#### Request
Retype the whole listing verbatim and keep the pictures out of it.

#### The data
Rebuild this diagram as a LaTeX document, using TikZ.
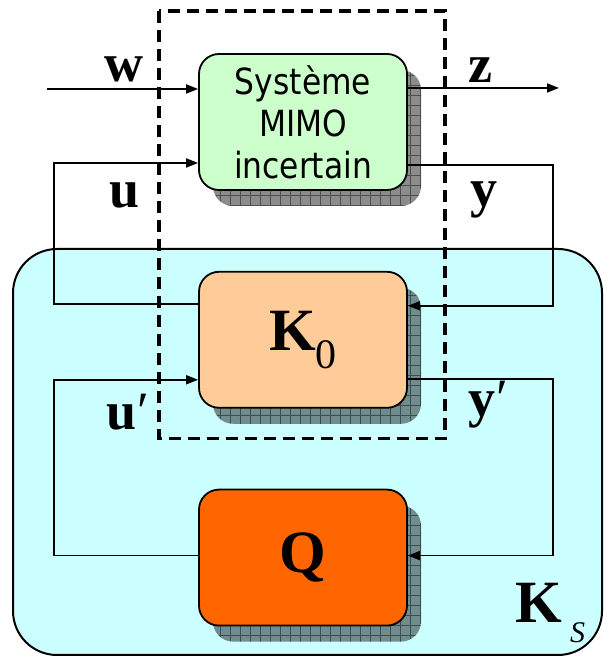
\documentclass[tikz,border=0pt]{standalone}
\usepackage{fontspec}
\newfontfamily\sysfont[FakeStretch=0.87]{DejaVu Sans}
\newfontfamily\labfont{Liberation Serif}
\usetikzlibrary{arrows.meta, positioning, shadows, patterns.meta}

\definecolor{sysgreen}{HTML}{CCFFCC}
\definecolor{kpeach}{HTML}{FFCC99}
\definecolor{qorange}{HTML}{FF6600}
\definecolor{kcyan}{HTML}{CCFFFF}

\begin{document}
\begin{tikzpicture}[>={Triangle[length=6pt, width=4.5pt]}, node distance=40pt,
  block/.style={draw, line width=0.9pt, rounded corners=10pt, minimum width=104pt, minimum height=68pt, align=center,
    drop shadow={shadow xshift=7pt, shadow yshift=-8pt, fill=black, opacity=.45,
      postaction={pattern={Hatch[angle=0, distance=5pt, line width=0.5pt]}, pattern color=black}}},
  sig/.style={font=\labfont\bfseries\fontsize{27}{27}\selectfont, anchor=base, inner sep=0pt},
  wire/.style={line width=0.9pt}]
\useasboundingbox (0,0) rectangle (301.5pt,328pt);
% regulateur K_S
\draw[line width=1pt, fill=kcyan, rounded corners=22pt] (6.5pt,0.5pt) rectangle (301pt,203.5pt);

\node[block, fill=sysgreen, font=\sysfont\fontsize{18}{21}\selectfont] (sys) at (151.5pt,267pt) {Système\\MIMO\\incertain};
\node[block, fill=kpeach, below=of sys] (K0) {\labfont\fontsize{30}{30}\selectfont\textbf{K}\raisebox{-0.3em}{\fontsize{21}{21}\selectfont 0}};
\node[block, fill=qorange, below=of K0] (Q) {\labfont\bfseries\fontsize{30}{30}\selectfont Q};

\coordinate (win) at (23.5pt,283.5pt);
\coordinate (zout) at (279.5pt,284pt);
\draw[wire, ->] (win) -- ([yshift=16.5pt]sys.west);
\draw[wire, ->] ([yshift=17pt]sys.east) -- (zout);
\draw[wire, ->] ([yshift=18pt]K0.west) -- ++(-72pt,0) |- ([yshift=-20.5pt]sys.west);
\draw[wire, ->] ([yshift=-21.5pt]sys.east) -- ++(72.5pt,0) |- ([yshift=17pt]K0.east);
\draw[wire, ->] ([yshift=1pt]Q.west) -- ++(-72pt,0) |- ([yshift=-20pt]K0.west);
\draw[wire, ->] ([yshift=-19.5pt]K0.east) -- ++(72.5pt,0) |- ([yshift=1pt]Q.east);

% partie nominale
\draw[line width=1.8pt, dash pattern=on 6pt off 3.5pt] ([shift={(-19.5pt,21pt)}]sys.north west) rectangle ([shift={(18.5pt,-15pt)}]K0.south east);

\node[sig] (wlab) at (62pt,287pt) {w};
\node[sig] (zlab) at (240pt,286.5pt) {z};
\node[sig] (ulab) at (62.5pt,224pt) {u};
\node[sig] (ylab) at (242pt,224.5pt) {y};
\node[sig] (uplab) at (64pt,113pt) {u\hspace{0.5pt}{\mdseries ′}};
\node[sig] (yplab) at (244pt,119.5pt) {y\hspace{0.5pt}{\mdseries ′}};
\node[sig, anchor=base west, font=\labfont\fontsize{30}{30}\selectfont] (kslab) at (257.5pt,16.5pt) {\textbf{K}\hspace{4pt}\raisebox{-0.32em}{\fontsize{15}{15}\selectfont\itshape S}};
\end{tikzpicture}
\end{document}
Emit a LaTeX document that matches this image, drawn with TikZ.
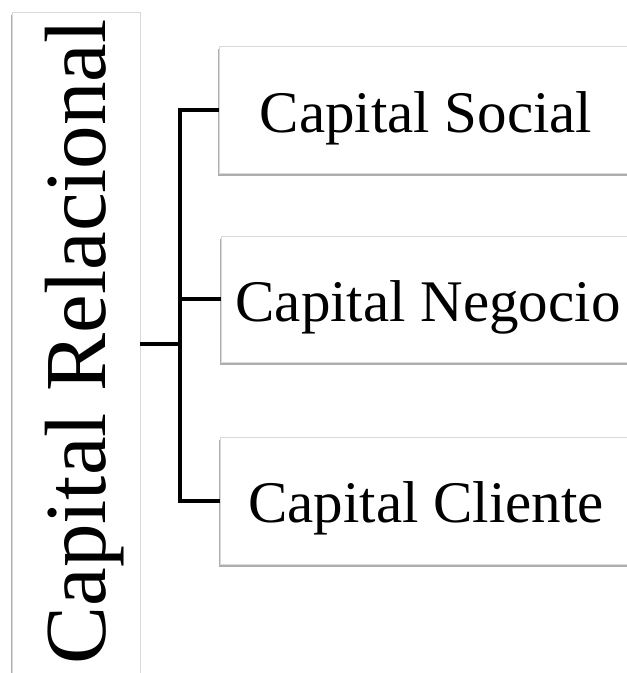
\documentclass[tikz,border=0pt]{standalone}
\usepackage{fontspec}
\setmainfont{Liberation Serif}
\usetikzlibrary{shadows}
\definecolor{edgegray}{HTML}{D9D9D9}
\definecolor{shadowgray}{HTML}{8C8C8C}
\tikzset{
  panel/.style={draw=edgegray, line width=0.8pt, fill=white, rectangle, inner sep=0pt,
    drop shadow={shadow xshift=-0.8pt, shadow yshift=-3pt, fill=shadowgray, opacity=0.7}},
  bigtext/.style={font=\fontsize{87}{90}\selectfont, inner sep=0pt, anchor=base, rotate=90},
  boxtext/.style={font=\fontsize{59}{62}\selectfont, inner sep=0pt, anchor=base},
  connector/.style={draw=black, line width=4pt}
}
\begin{document}
\begin{tikzpicture}[x=1pt, y=-1pt]
\useasboundingbox (0,0) rectangle (627,673);
\clip (0,0) rectangle (627,673);
\fill[white] (0,0) rectangle (627,673);
% left panel
\node[panel, minimum width=128pt, minimum height=680pt] (L) at (76,352) {};
\node[bigtext] (Lt) at (105,342) {Capital Relacional};
% right panels
\node[panel, minimum width=416pt, minimum height=127pt] (b1) at (427,109.5) {};
\node[panel, minimum width=414pt, minimum height=126pt] (b2) at (428,299) {};
\node[panel, minimum width=415pt, minimum height=127pt] (b3) at (427.5,500.5) {};
\node[boxtext] (t1) at (426,132) {Capital Social};
\node[boxtext] (t2) at (428,321) {Capital Negocio};
\node[boxtext] (t3) at (426,522) {Capital Cliente};
% connectors
\coordinate (j) at (180,344);
\draw[connector] (j -| L.east) -- (j);
\draw[connector] (j) |- (b1.west);
\draw[connector] (j) |- (b2.west);
\draw[connector] (j) |- (b3.west);
\end{tikzpicture}
\end{document}
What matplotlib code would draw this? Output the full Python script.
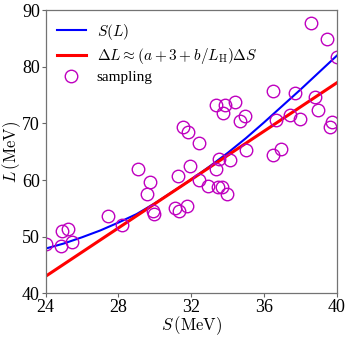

#### Result of the exercise
Rebuild this diagram as a LaTeX document, using TikZ.
\documentclass[tikz,border=0pt]{standalone}
\usepackage{fontspec}
\newfontfamily\sysfont[FakeStretch=0.87]{DejaVu Sans}
\newfontfamily\labfont{Liberation Serif}
\usetikzlibrary{arrows.meta, positioning, shadows, patterns.meta}

\definecolor{sysgreen}{HTML}{CCFFCC}
\definecolor{kpeach}{HTML}{FFCC99}
\definecolor{qorange}{HTML}{FF6600}
\definecolor{kcyan}{HTML}{CCFFFF}

\begin{document}
\begin{tikzpicture}[>={Triangle[length=6pt, width=4.5pt]}, node distance=40pt,
  block/.style={draw, line width=0.9pt, rounded corners=10pt, minimum width=104pt, minimum height=68pt, align=center,
    drop shadow={shadow xshift=7pt, shadow yshift=-8pt, fill=black, opacity=.45,
      postaction={pattern={Hatch[angle=0, distance=5pt, line width=0.5pt]}, pattern color=black}}},
  sig/.style={font=\labfont\bfseries\fontsize{27}{27}\selectfont, anchor=base, inner sep=0pt},
  wire/.style={line width=0.9pt}]
\useasboundingbox (0,0) rectangle (301.5pt,328pt);
% regulateur K_S
\draw[line width=1pt, fill=kcyan, rounded corners=22pt] (6.5pt,0.5pt) rectangle (301pt,203.5pt);

\node[block, fill=sysgreen, font=\sysfont\fontsize{18}{21}\selectfont] (sys) at (151.5pt,267pt) {Système\\MIMO\\incertain};
\node[block, fill=kpeach, below=of sys] (K0) {\labfont\fontsize{30}{30}\selectfont\textbf{K}\raisebox{-0.3em}{\fontsize{21}{21}\selectfont 0}};
\node[block, fill=qorange, below=of K0] (Q) {\labfont\bfseries\fontsize{30}{30}\selectfont Q};

\coordinate (win) at (23.5pt,283.5pt);
\coordinate (zout) at (279.5pt,284pt);
\draw[wire, ->] (win) -- ([yshift=16.5pt]sys.west);
\draw[wire, ->] ([yshift=17pt]sys.east) -- (zout);
\draw[wire, ->] ([yshift=18pt]K0.west) -- ++(-72pt,0) |- ([yshift=-20.5pt]sys.west);
\draw[wire, ->] ([yshift=-21.5pt]sys.east) -- ++(72.5pt,0) |- ([yshift=17pt]K0.east);
\draw[wire, ->] ([yshift=1pt]Q.west) -- ++(-72pt,0) |- ([yshift=-20pt]K0.west);
\draw[wire, ->] ([yshift=-19.5pt]K0.east) -- ++(72.5pt,0) |- ([yshift=1pt]Q.east);

% partie nominale
\draw[line width=1.8pt, dash pattern=on 6pt off 3.5pt] ([shift={(-19.5pt,21pt)}]sys.north west) rectangle ([shift={(18.5pt,-15pt)}]K0.south east);

\node[sig] (wlab) at (62pt,287pt) {w};
\node[sig] (zlab) at (240pt,286.5pt) {z};
\node[sig] (ulab) at (62.5pt,224pt) {u};
\node[sig] (ylab) at (242pt,224.5pt) {y};
\node[sig] (uplab) at (64pt,113pt) {u\hspace{0.5pt}{\mdseries ′}};
\node[sig] (yplab) at (244pt,119.5pt) {y\hspace{0.5pt}{\mdseries ′}};
\node[sig, anchor=base west, font=\labfont\fontsize{30}{30}\selectfont] (kslab) at (257.5pt,16.5pt) {\textbf{K}\hspace{4pt}\raisebox{-0.32em}{\fontsize{15}{15}\selectfont\itshape S}};
\end{tikzpicture}
\end{document}
Emit a LaTeX document that matches this image, drawn with TikZ.
\documentclass[tikz,border=0pt]{standalone}
\usepackage{fontspec}
\setmainfont{Liberation Serif}
\usetikzlibrary{shadows}
\definecolor{edgegray}{HTML}{D9D9D9}
\definecolor{shadowgray}{HTML}{8C8C8C}
\tikzset{
  panel/.style={draw=edgegray, line width=0.8pt, fill=white, rectangle, inner sep=0pt,
    drop shadow={shadow xshift=-0.8pt, shadow yshift=-3pt, fill=shadowgray, opacity=0.7}},
  bigtext/.style={font=\fontsize{87}{90}\selectfont, inner sep=0pt, anchor=base, rotate=90},
  boxtext/.style={font=\fontsize{59}{62}\selectfont, inner sep=0pt, anchor=base},
  connector/.style={draw=black, line width=4pt}
}
\begin{document}
\begin{tikzpicture}[x=1pt, y=-1pt]
\useasboundingbox (0,0) rectangle (627,673);
\clip (0,0) rectangle (627,673);
\fill[white] (0,0) rectangle (627,673);
% left panel
\node[panel, minimum width=128pt, minimum height=680pt] (L) at (76,352) {};
\node[bigtext] (Lt) at (105,342) {Capital Relacional};
% right panels
\node[panel, minimum width=416pt, minimum height=127pt] (b1) at (427,109.5) {};
\node[panel, minimum width=414pt, minimum height=126pt] (b2) at (428,299) {};
\node[panel, minimum width=415pt, minimum height=127pt] (b3) at (427.5,500.5) {};
\node[boxtext] (t1) at (426,132) {Capital Social};
\node[boxtext] (t2) at (428,321) {Capital Negocio};
\node[boxtext] (t3) at (426,522) {Capital Cliente};
% connectors
\coordinate (j) at (180,344);
\draw[connector] (j -| L.east) -- (j);
\draw[connector] (j) |- (b1.west);
\draw[connector] (j) |- (b2.west);
\draw[connector] (j) |- (b3.west);
\end{tikzpicture}
\end{document}
What matplotlib code would draw this? Output the full Python script.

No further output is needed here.